Además, el festival ha sabido abrirse últimamente a otros sonidos y a otros continentes, como ha sido el caso de los saharianos Songhoy Blues en esta ocasión y la que se convirtió, sin duda, en la reina del festival: Elza Soares sentada en un trono (leyendo las letras en su teleprompter y colocada allí más por su leyenda a sus 80 y tantos años que por sus condiciones físicas, exactamente como Brian Wilson) y defendiendo un último disco respaldado por la electricidad de las guitarras. Queda, cómo no, Bon Iver (Justin Vernon), sin duda el artista con mayor poder de convocatoria: tras empezar abusando de un autotune que imponía una frialdad excesiva, poco a poco viró hacia la electrónica y el folk más emocional, rematando con un Skinny Love en acústico defendido por el solo, siendo el único que gozó del privilegio de hacer un bis en los tres días.
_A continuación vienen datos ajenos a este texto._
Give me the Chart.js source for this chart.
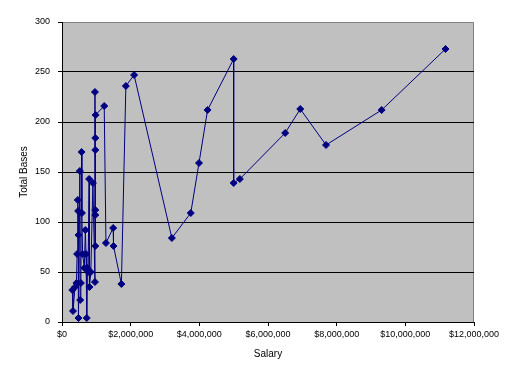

Entre los casi 50 nombres también hubo alguna que otra decepción, como The Growlers, que parecieron salir cargados de carisma para no ofrecer nada de lo que prometían, un Flying Lotus mucho más desconectado con el público que en otras ocasiones, un Aphex Twin que ni se bailaba ni se disfrutaba como en casa y unos Teenage Fanclub que, aunque interpretaron una batería de melodías inapelables, contaron con el peor sonido y el menor público en Super Bock, como si su divorcio con las nuevas generaciones fuese más que evidente.

Con todo este bagaje, no resulta extraño que esta edición del Nos Primavera Sound batiese récords de asistencia, con unas 30.000 personas cada uno de los tres días y lleno absoluto con Bon Iver. Tan solo queda desear y pedirle que no se convierta en algo masificado como su franquicia madre en Barcelona, o sea, que no muera de éxito para poder seguir disfrutando de ese secreto que ya no lo es tanto.